Co-ed Secondary Phase
The College was established in 1998 as a day school, which meant that graduates from St Peter’s Prep Schools needing a boarding option went elsewhere. Even today, around 50% of Prep graduates choose a boarding school for their secondary phase. From an intake perspective, it made sense to combine both genders at this level, so from Grade 8, St Peter's pupils continue their education in a co-ed environment.
“I strongly believe that we have a unique model at St Peter's which gives our students the benefit of experiencing both a monastic and a co-ed environment at an age-appropriate stage of their schooling, “ says College Headmaster Rui Morais. “In a high school environment, students need to grow together and challenge each other. They have to share and learn from each other.
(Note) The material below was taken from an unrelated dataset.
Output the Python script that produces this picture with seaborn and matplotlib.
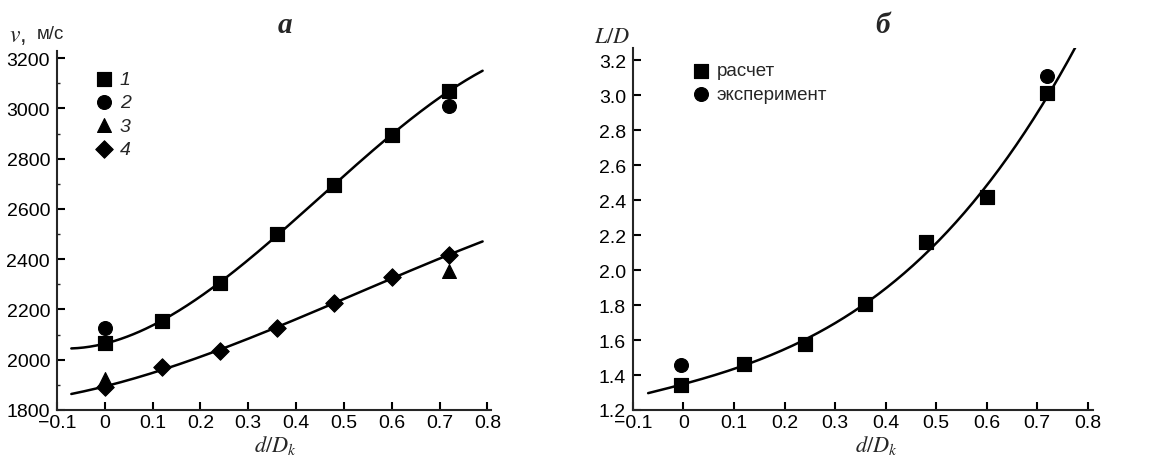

There are a lot of theories supporting either monastic or co-ed models, but our overall conviction is that students should not grow up ‘alone’.”
While there are some differences which have been in place from the founding of the schools, one of which is the different models in the Prep and College; Morais points out that the overarching similarities underpinning the relationship between the schools are highly valued; namely the St Peter’s name/brand, an Anglican ethos, and shared values Resilience, Responsibility, and Respect (Prep) and Resilience, Responsibility, Relationships and Respect (College).
“As the Headmaster of a co-ed High School, I feel that the intrinsic value of co-ed schools is invaluable, “ adds Morais. “The social interaction and inherent lessons contained therein are, by definition, integral to receiving a holistic education. A counter-argument could well be that single-sex schools allow for higher levels of concentration and, consequently, better academic achievement. However, the world is not a single-sex world, thus we believe that our students are more socially aware and well-adapted for ‘the real world’.
Of course, no two pupils are the same, and a child's personality should influence the decision. Some are better suited to a co-ed environment, and others to a monastic environment; hence there is a need for both co-ed and single-sex schooling, “ he adds.
Royce agrees, "Suitability is assessed again on graduation from the Prep School. If co-ed is really not the right choice for a particular pupil at the College level, we will advise the parents to explore alternative options. Whether you prefer a monastic or co-ed approach is an individual preference. If, however, your choice is to educate at St Peter's, you can rest assured that everything possible is done to make sure that the pupils graduate as well-adjusted, responsible and confident young individuals, with the ability to tackle real-world issues like patriarchal bias, discrimination and inequality with impunity," he says.